In linear algebra, we have dealt with questions in which $Ax=b$ does not have a solution. When a solution does not exist, the best thing we can do is to approximate $x$. In this section, we will learn how to find a $x$ such that it makes $Ax$ as close as possible to $b$.

If $A$ is an $m \times n$ matrix and $b$ is a vector in $\Bbb{R}^n$, then a least-squares solution of $Ax=b$ is a $\hat{x}$ in $\Bbb{R}^n$ where
$\lVert b-A \hat{x}\rVert \leq \lVert b-Ax\rVert$
For all $x$ in $\Bbb{R}^n$.

The smaller the distance, the smaller the error. Thus, the better the approximation. So the smallest distance gives the best approximation for $x$. So we call the best approximation for $x$ to be $\hat{x}$.

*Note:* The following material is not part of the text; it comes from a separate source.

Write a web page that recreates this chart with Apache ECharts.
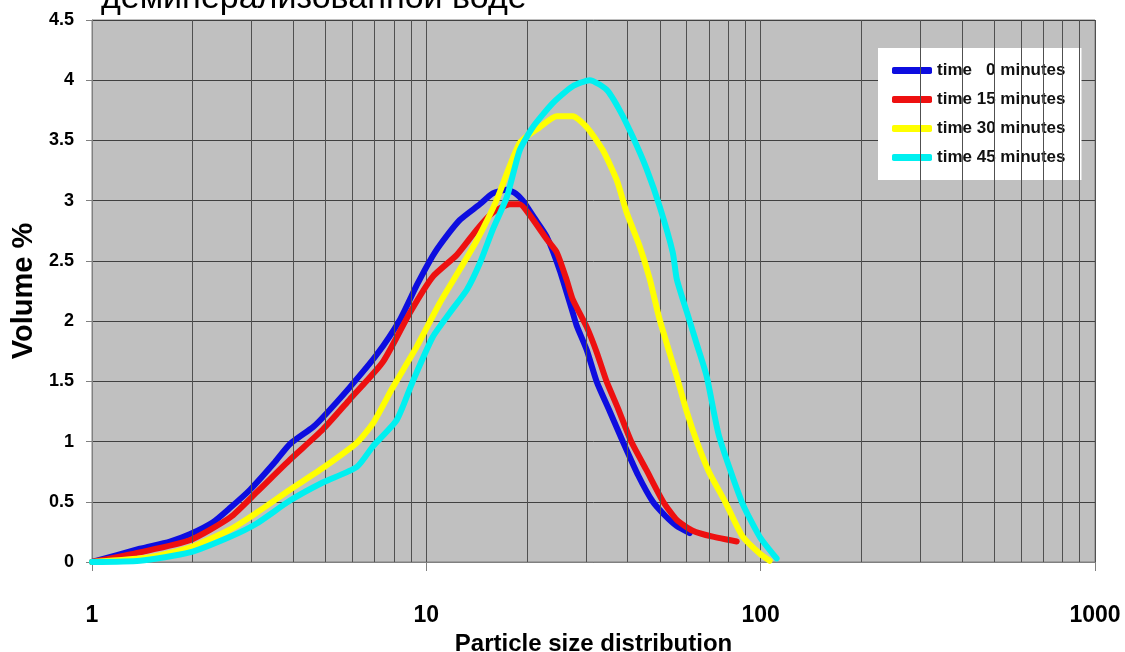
<!DOCTYPE html>
<html lang="ru">
<head>
    <meta charset="UTF-8">
    <title>Particle size distribution</title>
    <script src="https://cdn.jsdelivr.net/npm/echarts@6/dist/echarts.min.js"></script>
    <style>
        html, body { margin: 0; padding: 0; background: #fff; }
        #chart { width: 1125px; height: 652px; }
    </style>
</head>
<body>
    <div id="chart"></div>
<script>
    // значения: [размер частиц, объём %]
    var t0 = [[1,0],[1.39,0.11],[1.71,0.17],[1.96,0.23],[2.3,0.33],[2.59,0.45],[2.97,0.6],[3.5,0.82],[3.91,0.98],
        [4.58,1.12],[4.9,1.2],[5.9,1.45],[7.1,1.72],[8.33,2.01],[9.37,2.3],[10.24,2.5],[10.97,2.63],[12.6,2.84],
        [14.45,2.97],[15.8,3.06],[17.41,3.09],[18.5,3.06],[19.43,3.0],[21,2.86],[22.92,2.7],[25.07,2.42],
        [27.41,2.07],[28.18,1.96],[30.19,1.76],[32.3,1.5],[35.38,1.25],[38.7,1.0],[43,0.72],[47.6,0.5],
        [52,0.38],[56,0.3],[61.33,0.24]];
    var t15 = [[1,0],[1.39,0.08],[1.96,0.18],[2.59,0.37],[3.11,0.58],[3.91,0.85],[4.9,1.1],[5.9,1.35],[7.41,1.66],
        [8.93,2.07],[10.46,2.37],[12.34,2.55],[14.16,2.76],[15.8,2.9],[17.77,2.97],[19.03,2.97],[20.39,2.88],
        [22.92,2.68],[24.56,2.57],[26.3,2.34],[27.41,2.18],[30.19,1.95],[32.34,1.74],[34.6,1.5],[37.5,1.27],
        [41,1.0],[45.6,0.76],[51.1,0.5],[56.1,0.35],[62.62,0.26],[71.88,0.21],[84.8,0.17]];
    var t30 = [[1,0],[1.49,0.04],[1.96,0.12],[2.59,0.27],[3.11,0.41],[3.91,0.6],[4.9,0.78],[6.2,0.99],[6.92,1.15],
        [7.94,1.45],[9.37,1.79],[10.97,2.15],[12.6,2.43],[14.16,2.67],[16.2,3.0],[19.03,3.48],[21.84,3.61],
        [24.56,3.7],[27.41,3.7],[30.19,3.61],[33.71,3.42],[37.12,3.17],[39.76,2.9],[43.48,2.62],[46.58,2.35],
        [49.9,2.01],[56.1,1.54],[60.07,1.25],[64.4,1.0],[70,0.75],[78.3,0.5],[88.37,0.21],[99.31,0.07],[106.4,0.01]];
    var t45 = [[1,0],[1.39,0.01],[1.96,0.08],[2.59,0.21],[3.11,0.32],[3.91,0.51],[4.9,0.66],[6.2,0.79],[6.92,0.96],
        [8.16,1.18],[9.11,1.5],[10.46,1.87],[11.76,2.07],[13.22,2.26],[14.45,2.48],[15.8,2.76],[17.41,3.03],
        [19.03,3.42],[20.82,3.61],[23.89,3.81],[27.41,3.95],[30.82,4.0],[34.65,3.92],[37.89,3.75],[41.44,3.53],
        [45.63,3.26],[49.9,2.95],[54.58,2.57],[56.1,2.35],[60.07,2.08],[64.38,1.81],[68.97,1.54],[75,1.05],
        [87.8,0.5],[99.31,0.21],[111.6,0.03]];

    var seriesNames = ['time   0 minutes', 'time 15 minutes', 'time 30 minutes', 'time 45 minutes'];
    var seriesColors = ['#0d0de0', '#ee1010', '#ffff00', '#00f0f0'];
    // промежуточные деления логарифмической шкалы
    var minorLines = [2,3,4,5,6,7,8,9,20,30,40,50,60,70,80,90,200,300,400,500,600,700,800,900];

    var myChart = echarts.init(document.getElementById('chart'));

    var series = [{
        name: 'grid',
        type: 'line',
        data: [[1, 0]],
        showSymbol: false,
        lineStyle: { opacity: 0 },
        silent: true,
        z: 1,
        markLine: {
            silent: true,
            symbol: ['none', 'none'],
            label: { show: false },
            lineStyle: { color: '#505050', width: 1, type: 'solid' },
            data: minorLines.map(function (v) { return { xAxis: v }; })
        }
    }];
    [t0, t15, t30, t45].forEach(function (d, i) {
        series.push({
            name: seriesNames[i],
            type: 'line',
            data: d,
            smooth: 0.2,
            showSymbol: false,
            z: 3 + i,
            lineStyle: { width: 6, color: seriesColors[i], cap: 'round' },
            itemStyle: { color: seriesColors[i] }
        });
    });

    myChart.setOption({
        animation: false,
        textStyle: { fontFamily: 'Liberation Sans' },
        title: {
            text: 'деминерализованной воде',
            left: 96,
            top: -23,
            textStyle: { fontSize: 34, fontWeight: 'normal', color: '#000' }
        },
        legend: {
            data: seriesNames,
            orient: 'vertical',
            left: 878,
            top: 48,
            padding: [14, 16, 14, 14],
            backgroundColor: '#fff',
            icon: 'roundRect',
            itemWidth: 40,
            itemHeight: 7,
            itemGap: 12,
            textStyle: { fontSize: 17, fontWeight: 'bold', color: '#111' }
        },
        grid: {
            left: 92, right: 30, top: 20, bottom: 90,
            outerBoundsMode: 'none',
            show: true,
            backgroundColor: '#c0c0c0',
            borderColor: '#808080',
            borderWidth: 1
        },
        xAxis: {
            type: 'log',
            logBase: 10,
            min: 1,
            max: 1000,
            name: 'Particle size distribution',
            nameLocation: 'middle',
            nameGap: 60,
            nameTextStyle: { fontSize: 24, fontWeight: 'bold', color: '#000' },
            axisLine: { lineStyle: { color: '#808080', width: 1 } },
            axisTick: { show: true, length: 9, lineStyle: { color: '#808080' } },
            axisLabel: {
                margin: 42,
                fontSize: 23,
                fontWeight: 'bold',
                color: '#000',
                formatter: function (v) { return String(Math.round(v)); }
            },
            splitLine: { show: true, lineStyle: { color: '#505050', width: 1 } }
        },
        yAxis: {
            type: 'value',
            min: 0,
            max: 4.5,
            interval: 0.5,
            name: 'Volume %',
            nameLocation: 'middle',
            nameGap: 45,
            nameTextStyle: { fontSize: 29, fontWeight: 'bold', color: '#000' },
            axisLine: { show: true, lineStyle: { color: '#808080', width: 1 } },
            axisTick: { show: true, length: 6, lineStyle: { color: '#808080' } },
            axisLabel: { margin: 18, fontSize: 18, fontWeight: 'bold', color: '#000' },
            splitLine: { show: true, lineStyle: { color: '#404040', width: 1 } }
        },
        series: series
    });
</script>
</body>
</html>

The Least-Squares Solution

The set of least-square solutions of $Ax=b$ matches with the non-empty set of solutions of the matrix equation $A^T A \hat{x}=A^T b$.

In other words,
$A^T A \hat{x}=A^T b$
→$\hat{x} = (A^TA)^{-1}A^Tb$
Where $x$ is the least square solutions of $Ax=b$.

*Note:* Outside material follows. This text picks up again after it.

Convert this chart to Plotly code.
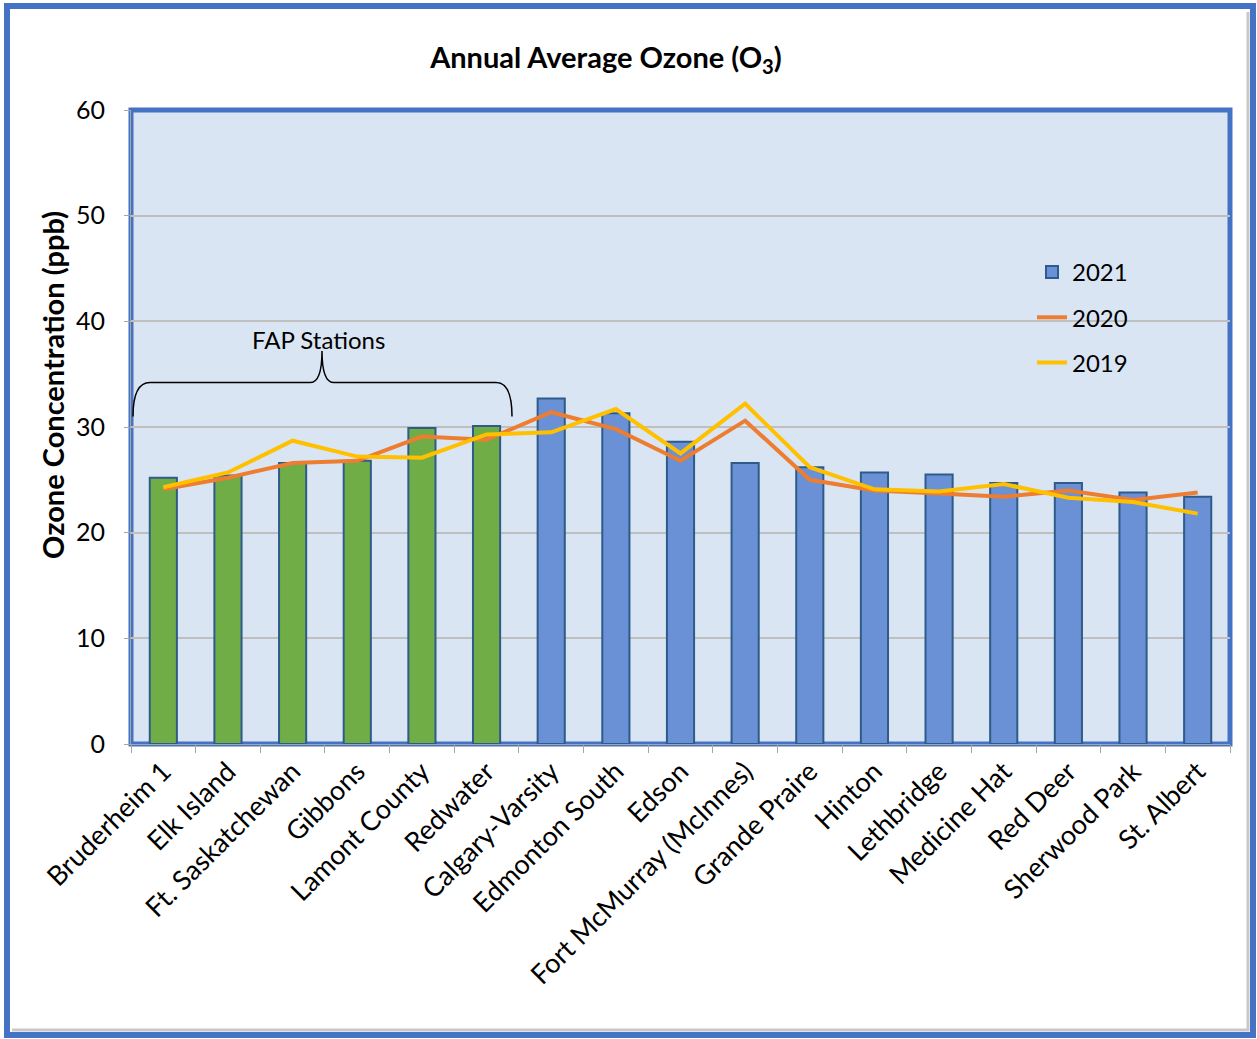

Keep in mind that $x$ is not always a unique solution. However, it is unique if one of the conditions hold:

1. The equation $Ax=b$ has unique least-squares solution for each b in $\Bbb{R}^m$.

2. The columns of $A$ are linearly independent.

3. The matrix $A^T A$ is invertible.

The Least-Squares Error
To find the least-squares error of the least-squares solution of $Ax=b$, we compute

$\lVert b - A \hat{x} \rVert$
Alternative Calculations to Least-Squares Solutions
Let $A$ be a $m \times n$ matrix where $a_1,\cdots,a_n$ are the columns of $A$. If $Col(A)=${$a_1,\cdots,a_n$} form an orthogonal set, then we can find the least-squares solutions using the equation
$A \hat{x}=\hat{b}$
where $\hat{b}=proj_{Col(A)}b.$

Let $A$ be a $m \times n$ matrix with linearly independent columns, and let $A=QR$ be the $QR$ factorization of $A$. Then for each $b$ in $\Bbb{R}^m$, the equation $Ax=b$ has a unique least-squares solution where
$\hat{x}=R^{-1} Q^T b$
→$R\hat{x}=Q^T b$